Suppose both Least Squares and Maximum Likelihood are used to fit a simple linear regression model to the same data. The estimates for the slope and the intercept will be:

- The same
- Different
- Possibly the same or different depending on the data

**The same**- Different
- Possibly the same or different depending on the data

Consider the fitted regression model:

\[ \hat{y} = -1.5 + 2.3x \]

Indicate all of the following that **must** be true:

- The difference between the \(y\) values of observations at \(x = 10\) and \(x = 9\) is \(2.3\).
- A good estimate for the mean of \(Y\) when \(x = 0\) is -1.5.
- There are observations in the dataset used to fit this regression with negative \(y\) values.

- The difference between the \(y\) values of observations at \(x = 10\) and \(x = 9\) is \(2.3\).
**A good estimate for the mean of \(Y\) when \(x = 0\) is -1.5.**- There are observations in the dataset used to fit this regression with negative \(y\) values.

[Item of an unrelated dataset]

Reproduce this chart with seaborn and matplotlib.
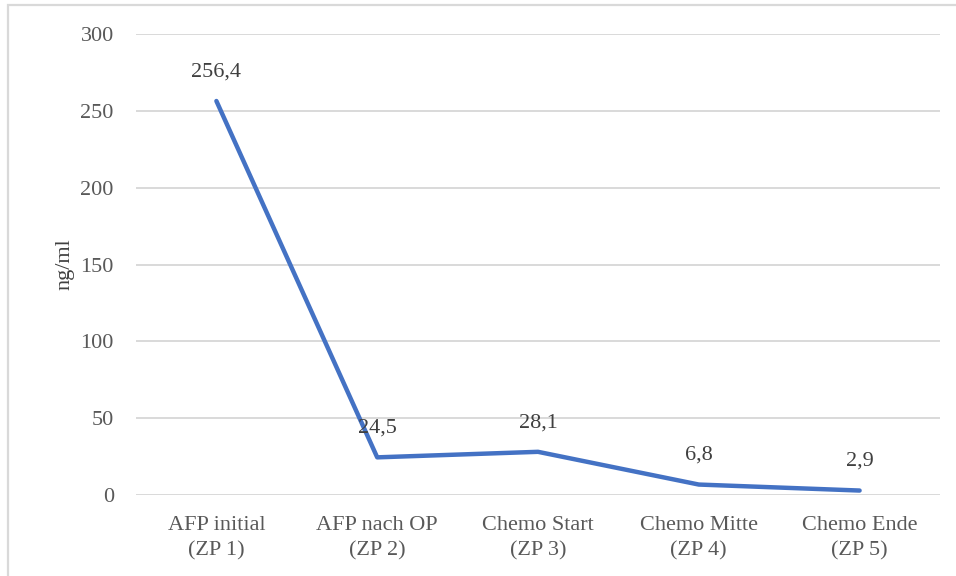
import matplotlib
matplotlib.use("Agg")
import matplotlib.pyplot as plt
import seaborn as sns
import pandas as pd
from matplotlib.patches import Rectangle

categories = ["AFP initial\n(ZP 1)", "AFP nach OP\n(ZP 2)", "Chemo Start\n(ZP 3)",
              "Chemo Mitte\n(ZP 4)", "Chemo Ende\n(ZP 5)"]
values = [256.4, 24.5, 28.1, 6.8, 2.9]
value_labels = ["256,4", "24,5", "28,1", "6,8", "2,9"]
y_ticks = [0, 50, 100, 150, 200, 250, 300]

sns.set_theme(style="white")
plt.rcParams["font.family"] = ["Liberation Serif", "DejaVu Serif"]

df = pd.DataFrame({"Zeitpunkt": categories, "AFP": values})

fig = plt.figure(figsize=(9.56, 5.76), dpi=100)
ax = fig.add_axes([136 / 956, 1 - 495 / 576, (940 - 136) / 956, (495 - 34) / 576])

sns.lineplot(data=df, x="Zeitpunkt", y="AFP", sort=False, ax=ax,
             color="#4472C4", linewidth=3.2, zorder=3)

ax.set_xlim(-0.5, len(categories) - 0.5)
ax.set_ylim(0, 300)
ax.set_yticks(y_ticks)
ax.set_yticklabels([str(t) for t in y_ticks])
ax.yaxis.grid(True, color="#d9d9d9", linewidth=1.4)
ax.xaxis.grid(False)
ax.set_axisbelow(True)
for s in ax.spines.values():
    s.set_visible(False)

ax.tick_params(axis="y", length=0, pad=16, labelsize=16, labelcolor="#595959")
ax.tick_params(axis="x", length=0, pad=15, labelsize=16, labelcolor="#595959")
for lbl in ax.get_xticklabels():
    lbl.set_linespacing(1.45)

ax.set_xlabel("")
ax.set_ylabel("ng/ml", fontsize=16, color="#404040", labelpad=4)

for i, (v, t) in enumerate(zip(values, value_labels)):
    ax.annotate(t, (i, v), xytext=(0, 21), textcoords="offset points",
                ha="center", va="center", fontsize=16, color="#404040", zorder=4)

# light frame around the chart area
fig.patches.append(Rectangle((8 / 956, -0.1), 1.1, 1 - 5 / 576 + 0.1,
                             transform=fig.transFigure, fill=False,
                             edgecolor="#d9d9d9", linewidth=1.6))

fig.savefig("out.png", dpi=100)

Indicate all of the following that are true:

- The SLR model assumes that errors are independent.
- The SLR model allows for a larger variances for larger values of the predictor variable.
- The SLR model assumes that the response variable follows a normal distribution.
- The SLR model assumes that the relationship between the response and the predictor is linear.

**The SLR model assumes that errors are independent.**- The SLR model allows for a larger variances for larger values of the predictor variable.
- The SLR model assumes that the response variable follows a normal distribution.
**The SLR model assumes that the relationship between the response and the predictor is linear.**

Suppose you fit a simple linear regression model and obtain \(\hat{\beta}_1 = 0\). Does this mean that there is **no relationship** between the response and the predictor?

- Yes
- No
- Depends on the intercept

- Yes
**No**- Depends on the intercept

A simple linear model will only detect a linear relationship between two variables.